DATASET EXCERPTS =
——

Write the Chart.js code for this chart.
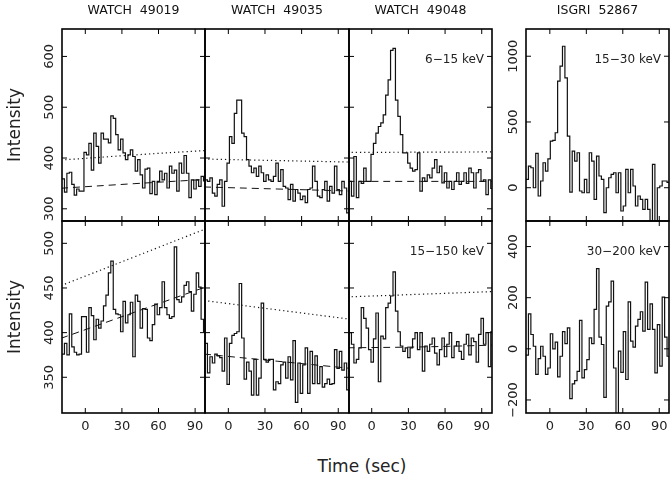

——

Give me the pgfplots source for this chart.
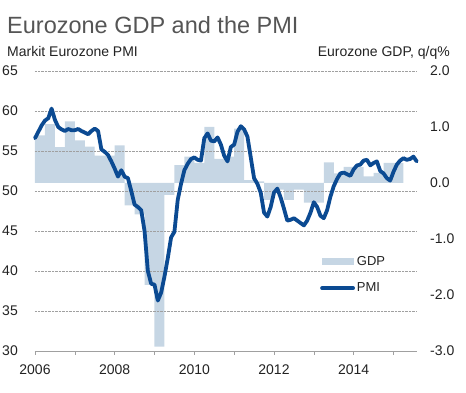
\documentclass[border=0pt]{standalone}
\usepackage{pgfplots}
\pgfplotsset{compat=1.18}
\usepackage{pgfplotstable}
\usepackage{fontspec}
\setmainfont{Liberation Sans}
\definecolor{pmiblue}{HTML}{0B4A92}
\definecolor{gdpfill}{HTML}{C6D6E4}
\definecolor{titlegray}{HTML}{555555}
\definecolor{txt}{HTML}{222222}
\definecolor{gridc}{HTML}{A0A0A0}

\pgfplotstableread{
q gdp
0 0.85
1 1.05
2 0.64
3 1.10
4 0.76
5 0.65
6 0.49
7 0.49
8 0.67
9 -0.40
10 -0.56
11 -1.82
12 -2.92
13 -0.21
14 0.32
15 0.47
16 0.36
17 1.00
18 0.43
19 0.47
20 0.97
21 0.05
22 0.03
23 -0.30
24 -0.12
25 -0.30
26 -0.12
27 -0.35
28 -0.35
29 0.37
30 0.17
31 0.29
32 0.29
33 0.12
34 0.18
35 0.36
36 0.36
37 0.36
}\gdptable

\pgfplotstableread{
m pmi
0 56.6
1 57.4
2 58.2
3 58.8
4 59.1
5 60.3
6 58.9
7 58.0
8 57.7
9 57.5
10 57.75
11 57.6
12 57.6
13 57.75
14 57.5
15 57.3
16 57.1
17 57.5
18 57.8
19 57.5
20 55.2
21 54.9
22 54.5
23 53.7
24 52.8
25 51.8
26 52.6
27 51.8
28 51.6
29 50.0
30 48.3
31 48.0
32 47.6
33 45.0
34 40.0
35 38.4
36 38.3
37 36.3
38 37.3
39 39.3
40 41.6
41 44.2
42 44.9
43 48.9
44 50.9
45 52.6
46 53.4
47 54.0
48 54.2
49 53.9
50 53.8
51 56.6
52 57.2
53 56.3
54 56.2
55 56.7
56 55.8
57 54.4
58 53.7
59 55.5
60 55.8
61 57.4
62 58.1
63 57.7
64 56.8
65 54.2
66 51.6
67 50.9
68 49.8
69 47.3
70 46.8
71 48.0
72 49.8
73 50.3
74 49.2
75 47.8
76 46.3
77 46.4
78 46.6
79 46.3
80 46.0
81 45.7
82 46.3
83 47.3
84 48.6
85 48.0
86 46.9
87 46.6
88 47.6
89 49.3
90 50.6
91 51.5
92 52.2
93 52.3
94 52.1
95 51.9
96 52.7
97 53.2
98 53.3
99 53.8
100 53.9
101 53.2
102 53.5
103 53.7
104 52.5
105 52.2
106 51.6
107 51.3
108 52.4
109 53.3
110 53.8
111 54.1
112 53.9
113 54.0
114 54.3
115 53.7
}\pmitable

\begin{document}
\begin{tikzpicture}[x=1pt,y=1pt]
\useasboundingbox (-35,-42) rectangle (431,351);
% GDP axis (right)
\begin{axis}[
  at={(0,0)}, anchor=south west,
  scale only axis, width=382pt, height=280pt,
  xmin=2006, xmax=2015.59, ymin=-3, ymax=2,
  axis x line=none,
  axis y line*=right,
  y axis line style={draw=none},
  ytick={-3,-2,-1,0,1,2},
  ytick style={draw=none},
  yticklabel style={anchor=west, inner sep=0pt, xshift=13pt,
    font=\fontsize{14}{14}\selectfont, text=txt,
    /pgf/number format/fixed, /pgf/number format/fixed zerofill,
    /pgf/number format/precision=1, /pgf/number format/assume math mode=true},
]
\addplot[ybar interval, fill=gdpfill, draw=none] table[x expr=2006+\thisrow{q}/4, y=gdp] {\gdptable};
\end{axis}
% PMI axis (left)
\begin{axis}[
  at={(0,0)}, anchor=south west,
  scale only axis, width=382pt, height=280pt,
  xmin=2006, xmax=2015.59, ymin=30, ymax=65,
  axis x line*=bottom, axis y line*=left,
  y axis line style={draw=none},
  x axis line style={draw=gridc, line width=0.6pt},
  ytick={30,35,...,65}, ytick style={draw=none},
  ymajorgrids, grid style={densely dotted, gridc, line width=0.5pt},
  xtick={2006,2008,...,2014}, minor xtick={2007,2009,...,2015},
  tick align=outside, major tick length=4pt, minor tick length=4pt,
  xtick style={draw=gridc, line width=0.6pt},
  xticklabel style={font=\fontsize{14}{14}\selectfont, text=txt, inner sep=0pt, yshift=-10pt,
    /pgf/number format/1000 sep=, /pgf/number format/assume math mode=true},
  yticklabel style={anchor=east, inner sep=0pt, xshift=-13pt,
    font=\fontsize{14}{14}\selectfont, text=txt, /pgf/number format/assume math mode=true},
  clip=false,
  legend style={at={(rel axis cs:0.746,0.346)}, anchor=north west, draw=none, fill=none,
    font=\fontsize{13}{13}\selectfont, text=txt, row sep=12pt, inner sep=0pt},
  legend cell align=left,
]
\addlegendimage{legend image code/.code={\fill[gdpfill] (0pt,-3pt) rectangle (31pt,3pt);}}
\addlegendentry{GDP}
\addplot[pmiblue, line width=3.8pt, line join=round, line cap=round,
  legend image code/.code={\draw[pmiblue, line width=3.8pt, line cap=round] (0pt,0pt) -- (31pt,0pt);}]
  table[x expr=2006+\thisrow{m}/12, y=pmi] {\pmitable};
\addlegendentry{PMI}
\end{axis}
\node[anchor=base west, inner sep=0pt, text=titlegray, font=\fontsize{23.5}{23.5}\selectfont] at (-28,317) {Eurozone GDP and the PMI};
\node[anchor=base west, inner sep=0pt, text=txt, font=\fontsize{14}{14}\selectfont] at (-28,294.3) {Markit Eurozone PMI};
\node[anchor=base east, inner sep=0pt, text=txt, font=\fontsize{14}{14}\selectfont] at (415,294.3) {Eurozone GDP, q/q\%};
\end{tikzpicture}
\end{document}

——

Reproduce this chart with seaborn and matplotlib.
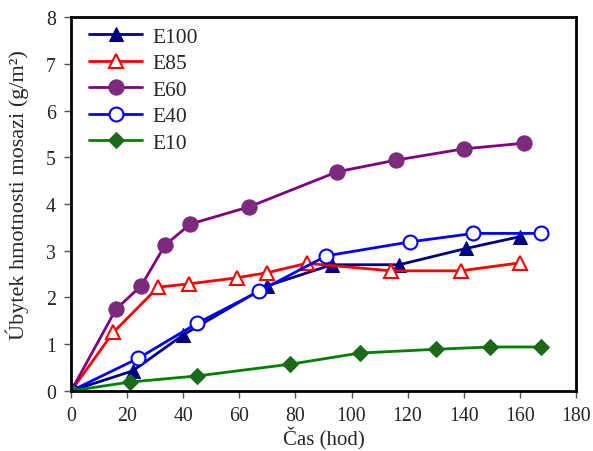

——

EXERCISE = Pick out the lines that include the word "code" and write them out.

EXERCISE RESPONSE =
Write the Chart.js code for this chart.
\addlegendimage{legend image code/.code={\fill[gdpfill] (0pt,-3pt) rectangle (31pt,3pt);}}
  legend image code/.code={\draw[pmiblue, line width=3.8pt, line cap=round] (0pt,0pt) -- (31pt,0pt);}]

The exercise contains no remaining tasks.